Виктор Консидеран был одним из самых пламенных пропагандистов фурьеризма и в своей "Doctrine sociale" ("Социальная доктрина") (1834-1844 гг.) дал лучшее изложение системы. Подобно Оуэну, он даже делал попытки осуществить ее в колониях в Америке8. Он играл некоторую роль во время революции 1848 г., требуя "права на труд" как "справедливого и необходимого вознаграждения за право собственности".
Андрэ Годен созданием знаменитого фамилистера воздвиг более прочный памятник, чем своими книгами. Фамилистер - это промышленное заведение (по изготовлению кухонных принадлежностей) в Гизе; он сделал своих рабочих соучастниками в этом предприятии и в прибылях9. Если бы только в этом заключалось здесь дело, то это была бы обыкновенная кооперативная производительная ассоциация, подобная многим другим, но ее оригинальность и ее славу составляет то, что рядом с фабрикой в прекрасном парке построены один или два громадных жилых помещения, дворцы членов общества, где живут рабочие, помещаются школы, ясли, приюты, театр и потребительские общества. И тем не менее, хотя это учреждение привлекает к себе кооператоров всех стран, оно не имеет в себе ничего особенно привлекательного, и если кто хочет иметь какое-нибудь представление о том, что такое настоящий фаланстер, то пусть лучше посетит прекрасные города-сады в Боривнле в Порт-Сенланте и Агнета-парк в Голландии.

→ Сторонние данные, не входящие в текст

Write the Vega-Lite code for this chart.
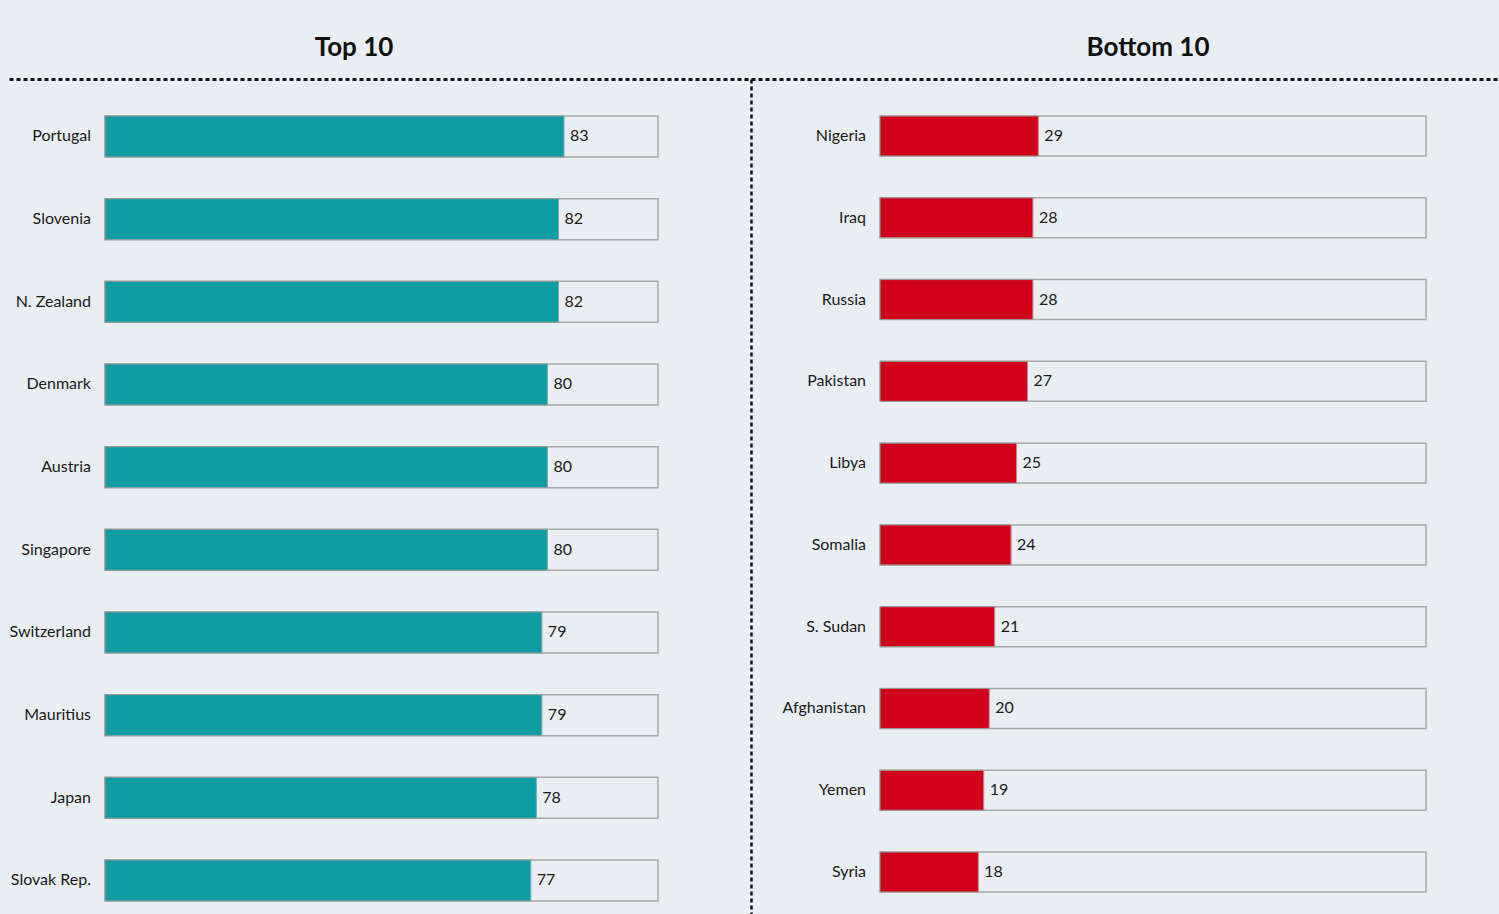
{
  "$schema": "https://vega.github.io/schema/vega-lite/v6.json",
  "background": "#E9EEF2",
  "padding": {"left": 9, "top": 35, "right": 2, "bottom": 0},
  "bounds": "flush",
  "spacing": 0,
  "config": {
    "view": {"stroke": null},
    "font": "Lato",
    "text": {"font": "Lato", "fontSize": 16, "color": "#1a1a1a"},
    "title": {"font": "Lato", "fontSize": 26, "fontWeight": "bold", "color": "#111111", "anchor": "middle", "offset": 18}
  },
  "datasets": {
    "top": [
      {"country": "Portugal", "value": 83},
      {"country": "Slovenia", "value": 82},
      {"country": "N. Zealand", "value": 82},
      {"country": "Denmark", "value": 80},
      {"country": "Austria", "value": 80},
      {"country": "Singapore", "value": 80},
      {"country": "Switzerland", "value": 79},
      {"country": "Mauritius", "value": 79},
      {"country": "Japan", "value": 78},
      {"country": "Slovak Rep.", "value": 77}
    ],
    "bottom": [
      {"country": "Nigeria", "value": 29},
      {"country": "Iraq", "value": 28},
      {"country": "Russia", "value": 28},
      {"country": "Pakistan", "value": 27},
      {"country": "Libya", "value": 25},
      {"country": "Somalia", "value": 24},
      {"country": "S. Sudan", "value": 21},
      {"country": "Afghanistan", "value": 20},
      {"country": "Yemen", "value": 19},
      {"country": "Syria", "value": 18}
    ]
  },
  "hconcat": [
    {
      "width": 742,
      "height": 836,
      "title": {"text": "Top 10", "dx": -26},
      "data": {"name": "top"},
      "encoding": {
        "y": {"field": "country", "type": "nominal", "sort": null, "axis": null,
              "scale": {"paddingInner": 0.504, "paddingOuter": 0.3085, "align": 0.725}}
      },
      "layer": [
        {
          "mark": {"type": "bar", "fill": "#E9EEF2", "stroke": "#A8A8A8", "strokeWidth": 1.5},
          "encoding": {
            "x": {"datum": 0, "type": "quantitative",
                  "scale": {"domain": [-17.36, 116.82], "nice": false, "zero": false},
                  "axis": {"orient": "top", "labels": false, "ticks": false, "grid": false, "title": null,
                           "domainDash": [4, 3], "domainWidth": 3, "domainColor": "#111111"}},
            "x2": {"datum": 100}
          }
        },
        {
          "mark": {"type": "bar", "fill": "#109CA5", "stroke": "#9A9A9A", "strokeWidth": 1},
          "encoding": {
            "x": {"field": "value", "type": "quantitative"}
          }
        },
        {
          "mark": {"type": "text", "align": "left", "dx": 6},
          "encoding": {
            "x": {"field": "value", "type": "quantitative"},
            "text": {"field": "value", "type": "quantitative"}
          }
        },
        {
          "mark": {"type": "text", "align": "right", "dx": -14},
          "encoding": {
            "x": {"datum": 0, "type": "quantitative"},
            "text": {"field": "country", "type": "nominal"}
          }
        }
      ]
    },
    {
      "width": 746,
      "height": 836,
      "title": {"text": "Bottom 10", "dx": 24},
      "data": {"name": "bottom"},
      "encoding": {
        "y": {"field": "country", "type": "nominal", "sort": null,
              "axis": {"orient": "left", "labels": false, "ticks": false, "title": null, "grid": false,
                       "domainDash": [4, 3], "domainWidth": 2.5, "domainColor": "#111111"},
              "scale": {"paddingInner": 0.511, "paddingOuter": 0.3667, "align": 0.617}}
      },
      "layer": [
        {
          "mark": {"type": "bar", "fill": "#E9EEF2", "stroke": "#A8A8A8", "strokeWidth": 1.5},
          "encoding": {
            "x": {"datum": 0, "type": "quantitative",
                  "scale": {"domain": [-23.63, 113.0], "nice": false, "zero": false},
                  "axis": {"orient": "top", "labels": false, "ticks": false, "grid": false, "title": null,
                           "domainDash": [4, 3], "domainWidth": 3, "domainColor": "#111111"}},
            "x2": {"datum": 100}
          }
        },
        {
          "mark": {"type": "bar", "fill": "#D0021B", "stroke": "#9A9A9A", "strokeWidth": 1},
          "encoding": {
            "x": {"field": "value", "type": "quantitative"}
          }
        },
        {
          "mark": {"type": "text", "align": "left", "dx": 6},
          "encoding": {
            "x": {"field": "value", "type": "quantitative"},
            "text": {"field": "value", "type": "quantitative"}
          }
        },
        {
          "mark": {"type": "text", "align": "right", "dx": -14},
          "encoding": {
            "x": {"datum": 0, "type": "quantitative"},
            "text": {"field": "country", "type": "nominal"}
          }
        }
      ]
    }
  ]
}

Источник: Утопический социализм: Хрестоматия / Общ. ред. А.И.Володина.- М.: Политиздат, 1982.
ШАРЛЬ ФУРЬЕ (1772-1837)
ТЕОРИЯ ЧЕТЫРЕХ ДВИЖЕНИЙ И ВСЕОБЩИХ СУДЕБ
ПРЕДВАРИТЕЛЬНОЕ СЛОВО
Указания и методы, приведшие к возвещенному открытию.
[...]С тех пор как философы
доказали свою
Таковы были последствия первых пяти лет, на протяжении которых Франция подвергалась испытанию философских теорий.
После катастрофы 1793 года иллюзии рассеялись; политические и моральные науки были опозорены и безвозвратно утратили доверие. Отныне следовало предвидеть, что от всех приобретенных познаний не приходится ждать счастья, что социального благоденствия надо искать в какой-то новой науке и проложить новые пути политическому духу; ибо было очевидно, что ни философы, ни их соперники не знают средств от социальных страданий и что под прикрытием догм тех и других вечно продолжались бы самые позорные бедствия, в том числе и нищета.
Таково было первое соображение, заставившее меня подозревать о существовании еще неизвестной науки и побудившее меня попытаться открыть ее. Далекий от того, чтобы быть устрашенным малым объемом своих познаний, я видел впереди только честь постигнуть то, чего не сумели открыть двадцать пять веков учености.
Я находил поощрение в многочисленных показателях заблуждений разума и особенно - в зрелище бедствий, которые претерпевает общественное хозяйство: нищеты, безработицы, успехов плутни, морского пиратства, торговой монополии, увода в рабство, наконец, многих других несчастий, перечисление которых я опускаю и которые заставляют подозревать, не является ли хозяйственный порядок строя цивилизации общественным бедствием, придуманным богом с целью наказать род человеческий.
Отсюда я пришел к предположению, что в этом хозяйственном порядке заключалось некое ниспровержение естественного порядка; что он действовал, быть может, противоречащим божественным видам образом; что стойкость стольких бедствий могла быть приписана отсутствию некоторых мероприятий, угодных богу и неведомых нашим ученым. [...]
О земледельческой ассоциации
Земледельческая ассоциация, если предположить, что она охватит около тысячи человек, представляет для хозяйства столь огромные благодеяния, что трудно объяснить беззаботность современных людей в этом отношении; существует же разряд ученых-экономистов, посвятивших себя специально расчетам усовершенствования хозяйства. Их пренебрежение исследованием метода ассоциации тем более непонятно, что они сами указали на некоторые выгоды, которые произошли бы от этого: например, они признали, и всякий мог признать это, как и они, что триста семейств ассоциированных селян имели бы лишь один-единственный амбар, хорошо содержимый, вместо трехсот плохо устроенных амбаров; одну-единственную чановую вместо трех сотен чанов, содержимых большей частью с крайним незнанием дела; что у них было бы в разных случаях, а особенно летом, лишь три или четыре больших очага вместо трехсот; что они посылали бы в город только одну молочницу с бочкой молока на рессорной повозке, что сберегло бы сотню полудней, потерянных сотней молочниц, которые таскают сотню кувшинов молока. Вот некоторые виды экономии, которые предвидели различные наблюдатели, но все же они не указали и двадцатой доли выгод, какие были бы порождены земледельческой ассоциацией.
Ее сочли невозможной, потому что не знали никакого способа образования ее; разве это основание для заключения, что его не откроют и что не следует искать его? Если примут во внимание, что она бы утроила [а зачастую удесятерила бы] доходы от всего хозяйства, не станут сомневаться в том, что бог не имел в виду средства к ее установлению, потому что он должен был заняться прежде всего организацией хозяйственного механизма, который является стержнем человеческих обществ. [...]
Следовательно, если я утверждаю, что при социетарном порядке люди возымеют вкусы, отличные от тех, какие у них сейчас, и что пребывание в деревне они будут предпочитать городской жизни, то вовсе не следует думать, что, изменив вкусы, они изменят и страсти; они всегда будут руководимы только любовью к богатствам и наслаждениям.